LSTM-Donors-Choose
DonorsChoose.org has funded over 1.1 million classroom requests through the support of 3 million donors, the majority of whom were making their first-ever donation to a public school. If DonorsChoose.org can motivate even a fraction of those donors to make another donation, that could have a huge impact on the number of classroom requests fulfilled.
https://www.kaggle.com/donorschoose/io
Data Source:Attribute Information:
- project_id: A unique identifier for the proposed project.
- project_titlei: Title of the project.
- project_grade_category: Grade level of students for which the project is targeted.
- project_subject_categories: One or more (comma-separated) subject categories for the project.
- school_state: State where school is located (Two-letter U.S. postal code)
- project_subject_subcategories: One or more (comma-separated) subject subcategories for the project.
- project_resource_summary: An explanation of the resources needed for the project.
- project_essay_1/2/3/4: Application essay.
- teacher_id: A unique identifier for the teacher of the proposed project.
- teacher_prefix: nan, Dr./Mr./Mrs./Ms./Teacher
- teacher_number_of_previously_posted_projects: Number of project applications previously submitted by the same teacher.
- project_is_approved: A binary flag indicating whether DonorsChoose approved the project.A value of 0 indicates the project was not approved, and a value of 1 indicates the project was approved.
Objective:
The goal is to predict whether or not a DonorsChoose.org project proposal submitted by a teacher will be approved, using the text of project descriptions as well as additional metadata about the project, teacher, and school.
Prerequisites
You need to have installed following softwares and libraries before running this project.
- Python 3: https://www.python.org/downloads/
- Anaconda: It will install ipython notebook and most of the libraries which are needed like sklearn, pandas, seaborn, matplotlib, numpy and scipy: https://www.anaconda.com/download/
Getting Started
Start by downloading the project and run "LSTM_DC_Models.ipynb" file in ipython-notebook.
Libraries
-
Gensim: Gensim is a Python library for topic modelling, document indexing and similarity retrieval with large corpora.
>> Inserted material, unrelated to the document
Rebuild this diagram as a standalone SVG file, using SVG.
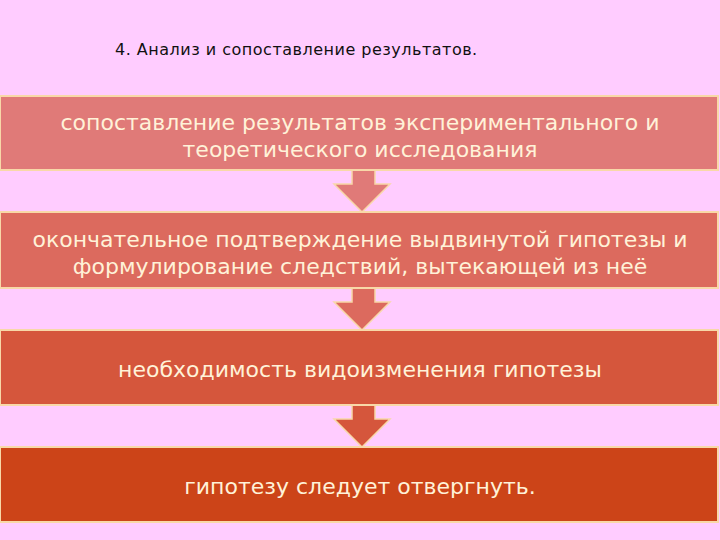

Target audience is the natural language processing (NLP) and information retrieval (IR) community.
- pip install gensim
- conda install -c conda-forge gensim
-
Keras: Keras is a high-level neural networks API, written in Python and capable of running on top of TensorFlow, CNTK, or Theano.
- pip install Keras
- conda install -c conda-forge keras
-
scikit-learn: scikit-learn is a Python module for machine learning built on top of SciPy.
- pip install scikit-learn
- conda install -c anaconda scikit-learn
-
nltk: The Natural Language Toolkit (NLTK) is a Python package for natural language processing.
- pip install nltk
- conda install -c anaconda nltk